The import failed silently. Every job threw "Email template not found."

This bug doesn't surface during development. The web app (where templates live) and the worker (where templates render) are separate services. TypeScript compiled the worker cleanly because the dynamic import path isn't type-checked at build time. The failure waits for a real job in production.

Fix: Copy templates to the worker. Add react, @react-email/components, @react-email/render as worker dependencies.

Root Cause 2: Wrong JSX transform

Worker's tsconfig: "jsx": "react". Requires import React from 'react' in every file.

Email templates: written for Next.js "jsx": "react-jsx". Automatic transform, no import needed.

Result: React is not defined on every template render.

Same source code, different runtimes, different JSX behavior.

Fix: Change worker tsconfig to "jsx": "react-jsx". This required changing rootDir too, which led to Root Cause 3.
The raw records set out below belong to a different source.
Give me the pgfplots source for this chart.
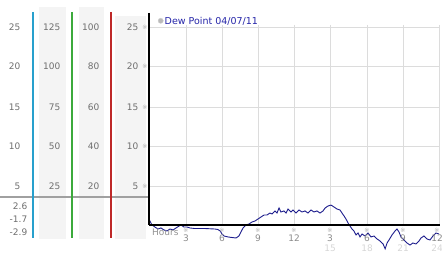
\documentclass[border=0pt]{standalone}
\usepackage{pgfplots}
\pgfplotsset{compat=1.18}
\usepackage{fontspec}
\setmainfont{DejaVu Sans}
\definecolor{lbl}{RGB}{110,110,110}
\definecolor{bandc}{RGB}{244,244,244}
\definecolor{gridc}{RGB}{220,220,220}
\definecolor{colTeal}{RGB}{40,160,205}
\definecolor{colGreen}{RGB}{60,170,60}
\definecolor{colRed}{RGB}{190,40,40}
\definecolor{sepg}{RGB}{160,160,160}
\definecolor{navy}{RGB}{28,28,140}
\definecolor{legtxt}{RGB}{36,36,168}
\definecolor{faint}{RGB}{214,214,214}
\definecolor{mk}{RGB}{176,176,176}
\pgfplotstableread{
h v
0 0.72
0.08 0.47
0.2 0.1
0.45 -0.16
0.7 -0.41
0.95 -0.28
1.2 -0.53
1.45 -0.66
1.7 -0.41
1.95 -0.53
2.2 -0.28
2.45 -0.03
2.6 0.1
2.85 -0.16
3.1 -0.16
3.35 -0.28
3.75 -0.35
4.2 -0.35
4.6 -0.35
5.0 -0.38
5.4 -0.41
5.65 -0.47
5.85 -0.66
6.0 -1.04
6.17 -1.29
6.5 -1.41
6.83 -1.48
7.16 -1.54
7.4 -1.29
7.57 -0.79
7.74 -0.28
7.99 0.1
8.23 0.22
8.48 0.47
8.73 0.6
8.98 0.85
9.23 1.1
9.48 1.35
9.72 1.35
9.97 1.6
10.14 1.48
10.39 1.86
10.55 1.6
10.72 2.23
10.88 1.73
11.13 1.86
11.3 1.6
11.46 2.1
11.71 1.73
11.88 1.98
12.12 1.6
12.37 1.98
12.62 1.73
12.87 1.86
13.12 1.6
13.37 1.98
13.61 1.73
13.86 1.86
14.11 1.6
14.36 1.86
14.53 2.23
14.77 2.48
15.02 2.6
15.27 2.36
15.52 2.1
15.77 1.98
15.93 1.6
16.1 1.23
16.26 0.85
16.43 0.35
16.59 -0.03
16.76 -0.41
16.92 -0.66
17.09 -1.16
17.26 -0.91
17.42 -1.41
17.59 -1.04
17.84 -1.29
18.08 -0.91
18.33 -1.41
18.58 -1.29
18.83 -1.66
19.08 -1.92
19.33 -2.29
19.5 -2.9
19.66 -2.17
19.82 -1.79
20.07 -1.16
20.32 -0.66
20.48 -0.41
20.65 -0.79
20.81 -1.41
21.06 -1.79
21.31 -2.17
21.56 -2.42
21.8 -2.17
22.05 -2.29
22.3 -1.92
22.47 -1.54
22.71 -1.29
22.96 -1.66
23.21 -1.79
23.46 -1.29
23.71 -0.91
23.96 -1.04
}\dewtable
\begin{document}
\begin{tikzpicture}
\begin{scope}[x=1pt,y=-1pt,shift={(0pt,253pt)},font=\fontsize{9}{10}\selectfont]
% bands
\fill[bandc] (39,7) rectangle (66,239);
\fill[bandc] (79,7) rectangle (104,239);
\fill[bandc] (115,16) rectangle (146,239);
% separator
\draw[sepg,line width=2pt] (0,197) -- (149,197);
% colored lines
\draw[draw=colTeal,line width=1.2pt] (33,12) -- (33,238);
\draw[draw=colGreen,line width=1.2pt] (72,12) -- (72,238);
\draw[draw=colRed,line width=1.2pt] (111,12) -- (111,238);
% left labels
\foreach \yy/\a/\b/\c/\d in {27/25/125/100/25, 66/20/100/80/20, 107/15/75/60/15, 146/10/50/40/10, 186/5/25/20/5}{
  \node[lbl,anchor=east,inner sep=0] at (20.5,\yy) {\a};
  \node[lbl,anchor=east,inner sep=0] at (60.5,\yy) {\b};
  \node[lbl,anchor=east,inner sep=0] at (99.5,\yy) {\c};
  \node[lbl,anchor=east,inner sep=0] at (138.5,\yy) {\d};
  \node[mk,inner sep=0,font=\fontsize{6}{6}\selectfont] at (145,\yy) {※};
  \draw[gridc,line width=0.8pt] (149,\yy) -- (440,\yy);
}
\node[lbl,anchor=east,inner sep=0] at (27.5,206) {2.6};
\node[lbl,anchor=east,inner sep=0] at (27.5,219) {-1.7};
\node[lbl,anchor=east,inner sep=0] at (27.5,232) {-2.9};
% vertical grid
\foreach \xx in {186,222,258,294,330,367,403,439}{
  \draw[gridc,line width=0.8pt] (\xx,25) -- (\xx,225);
}
\end{scope}
\begin{axis}[at={(149.5pt,0pt)},anchor=south west,scale only axis,
  width=290pt,height=253pt,xmin=0,xmax=24,ymin=-3.428,ymax=28.4,
  hide axis,clip=false]
\addplot[navy,line width=0.9pt,mark=none] table[x=h,y=v] {\dewtable};
\end{axis}
\begin{scope}[x=1pt,y=-1pt,shift={(0pt,253pt)},font=\fontsize{9}{10}\selectfont]
\draw[black,line width=1.2pt] (149,225) -- (440,225);
\draw[black,line width=1.6pt] (149,13) -- (149,225);
\foreach \xx/\t in {186/3,222/6,258/9,294/12,330/3,367/6,403/9,437/12}{
  \node[mk,inner sep=0,font=\fontsize{6}{6}\selectfont] at (\xx,230) {※};
  \node[lbl!80,inner sep=0] at (\xx,238.5) {\t};
}
\foreach \xx/\t in {330/15,367/18,403/21,437/24}{
  \node[faint,inner sep=0] at (\xx,248) {\t};
}
\node[lbl!75,anchor=west,inner sep=0] at (152,232.5) {Hours};
\fill[mk!80!black!60] (160.7,20.8) circle (2.6);
\draw[mk!60] (160.7,20.8) circle (2.6);
\node[legtxt,anchor=west,inner sep=0,font=\fontsize{9.5}{10}\selectfont] at (164.5,21) {Dew Point 04/07/11};
\end{scope}
\pgfresetboundingbox
\path (0,0) rectangle (442pt,253pt);
\end{tikzpicture}
\end{document}
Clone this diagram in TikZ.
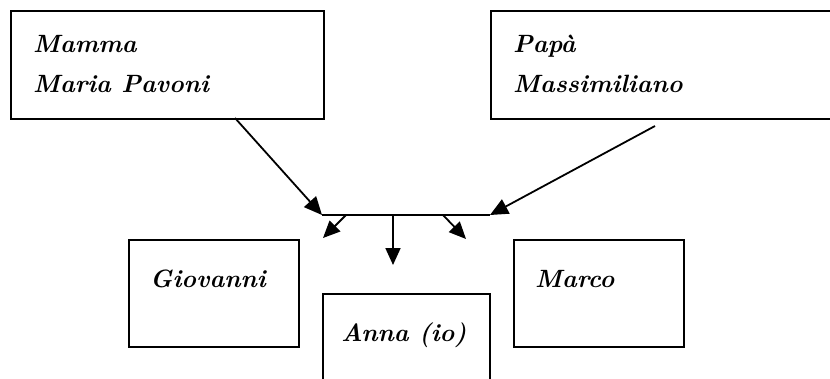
\documentclass[tikz,border=0pt]{standalone}
\usetikzlibrary{arrows.meta}
\begin{document}
\begin{tikzpicture}[x=1pt,y=-1pt,
  box/.style={draw, line width=2pt, rectangle, inner sep=0pt, anchor=north west},
  lbl/.style={anchor=base west, inner sep=0pt, font=\bfseries\itshape\fontsize{25}{40}\selectfont},
  conn/.style={line width=1.8pt, -{Triangle[length=18pt,width=16pt]}},
  small/.style={line width=1.8pt, -{Triangle[length=17pt,width=15pt]}}]
\useasboundingbox (0,0) rectangle (830,378);
\clip (0,0) rectangle (830,378);
% boxes
\node[box, minimum width=313pt, minimum height=108pt] (mamma) at (10,10) {};
\node[box, minimum width=360pt, minimum height=108pt] (papa) at (490,10) {};
\node[box, minimum width=170pt, minimum height=107pt] (giovanni) at (128,239) {};
\node[box, minimum width=167pt, minimum height=130pt] (anna) at (322,293) {};
\node[box, minimum width=170pt, minimum height=107pt] (marco) at (513,239) {};
% labels
\node[lbl] (t1) at (33,52) {Mamma};
\node[lbl] (t2) at (33,92) {Maria Pavoni};
\node[lbl] (t3) at (513,52) {Pap\`a};
\node[lbl] (t4) at (513,92) {Massimiliano};
\node[lbl] (t5) at (150,287) {Giovanni};
\node[lbl] (t6) at (341,341) {Anna (io)};
\node[lbl] (t7) at (535,287) {Marco};
% junction
\coordinate (jl) at (322,215);
\coordinate (jr) at (490,215);
\coordinate (m1) at (235,118);
\coordinate (p1) at (655,126);
\coordinate (s1) at (346,215);
\coordinate (s2) at (393,215);
\coordinate (s3) at (443,215);
\coordinate (e1) at (323,238);
\coordinate (e2) at (393,265);
\coordinate (e3) at (466,239);
\draw[line width=1.8pt] (jl) -- (jr);
\draw[conn] (m1) -- (jl);
\draw[conn] (p1) -- (jr);
\draw[small] (s1) -- (e1);
\draw[small] (s2) -- (e2);
\draw[small] (s3) -- (e3);
\end{tikzpicture}
\end{document}
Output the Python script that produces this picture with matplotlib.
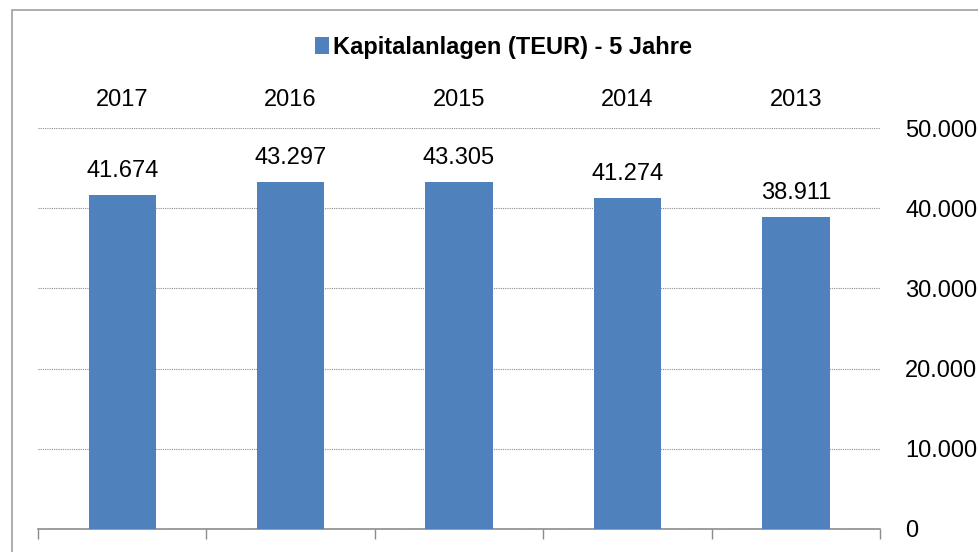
import numpy as np
import matplotlib.pyplot as plt
from matplotlib.patches import Rectangle

plt.rcParams['font.family'] = ['Liberation Sans', 'DejaVu Sans']

# data
years = ["2017", "2016", "2015", "2014", "2013"]
values = [41674, 43297, 43305, 41274, 38911]
yticks = [0, 10000, 20000, 30000, 40000, 50000]
series_name = "Kapitalanlagen (TEUR) - 5 Jahre"


def de_fmt(v):
    return f"{v:,.0f}".replace(",", ".")


fig = plt.figure(figsize=(9.79, 5.52), dpi=100)
ax = fig.add_axes([0.0388, 0.0417, 0.8601, 0.7264])

x = np.arange(len(years))
bars = ax.bar(x, values, width=0.4, color="#4F81BD", label=series_name, zorder=3)

for xi, v in zip(x, values):
    ax.annotate(de_fmt(v), (xi, v), xytext=(0, 9), textcoords="offset points",
                ha="center", va="bottom", fontsize=17, color="black")

ax.set_xlim(-0.5, len(years) - 0.5)
ax.set_ylim(0, 50000)

# y axis on the right
ax.yaxis.tick_right()
ax.set_yticks(yticks)
ax.set_yticklabels([de_fmt(v) for v in yticks])
ax.tick_params(axis="y", length=0, pad=18, labelsize=17)
ax.grid(axis="y", color="#8c8c8c", linestyle=(0, (1, 1)), linewidth=0.8, zorder=0)

# year labels on top, boundary ticks at bottom
ax.set_xticks(x)
ax.set_xticklabels(years)
ax.set_xticks(np.arange(-0.5, len(years)), minor=True)
ax.tick_params(axis="x", which="major", bottom=False, top=False,
               labelbottom=False, labeltop=True, labelsize=17, pad=9)
ax.tick_params(axis="x", which="minor", bottom=True, top=False,
               direction="out", length=7, width=1, color="#8c8c8c")

for s in ["top", "right", "left"]:
    ax.spines[s].set_visible(False)
ax.spines["bottom"].set_color("#8c8c8c")
ax.spines["bottom"].set_linewidth(1.2)

ax.legend(loc="center", bbox_to_anchor=(0.514, 0.914), bbox_transform=fig.transFigure,
          frameon=False, handlelength=0.6, handleheight=0.75, handletextpad=0.17,
          prop={"size": 17, "weight": "bold"})

# outer chart border (cut off at right and bottom)
fig.patches.append(Rectangle((12 / 979, -0.05), 1.1, 1 - 10 / 552 + 0.05,
                             transform=fig.transFigure, fill=False,
                             edgecolor="#a0a0a0", linewidth=1.2))

fig.savefig("out.png", dpi=100)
Root Cause 3: The path that moved

Changing rootDir from "./src" to "." moved the compiled output from dist/index.js to dist/src/index.js. The Railway entry point still pointed to dist/index.js.

We tried cp dist/src/* dist/ to flatten the output. That broke everything worse. The copy moved files one directory level up, so ../../emails/ from dist/jobs/ resolved to the raw .tsx source files instead of the compiled .js in dist/emails/.

Three-way path confusion: source paths, compiled paths, and flattened paths all pointed to different directories. Two of those directories contained .tsx files that Node.js can't execute.

Fix: A 1-line shim at dist/index.js:

require("./src/index.js")

All relative paths preserved. Compiled templates load from the right directory.

Root Cause 4: Missing translations

Templates rendered. But they showed raw i18n keys: email.welcome.heading instead of "Welcome."

The i18n helper loads locale JSON from ../messages/ relative to __dirname. In the compiled worker, that resolves to dist/messages/, which didn't exist.

Fix: Copy messages/ to the worker, add cp -r messages dist/messages to the build script.

Bonus: Zombie Processes

After fixing all four causes, emails still failed locally. Eight old tsx watch worker processes from previous dev sessions were competing for Redis jobs. BullMQ distributes jobs round-robin across consumers. The zombie workers grabbed emails before the fixed worker could, and crashed with the old React is not defined error.

Every other job succeeded. Every other job failed. The pattern was random enough to waste an hour before we checked ps aux.

pkill -f "tsx watch.*worker" fixed it instantly.

What we learned

"Build passes" means nothing about runtime. TypeScript compiled the worker for months. The dynamic import, the JSX transform, the i18n path: all three are runtime-only failures.

Dynamic imports across service boundaries will betray you. A path that works in apps/web/ silently resolves to nothing in apps/worker/. No error at import time. No error at compile time.

Test the deployed artifact. tsx in dev mode and node dist/index.js in production behave differently. Different module resolution, different JSX transform, different __dirname.

Kill your zombies. Multiple workers on the same BullMQ queue produce inconsistent results that look like intermittent bugs. Check ps aux before debugging application code.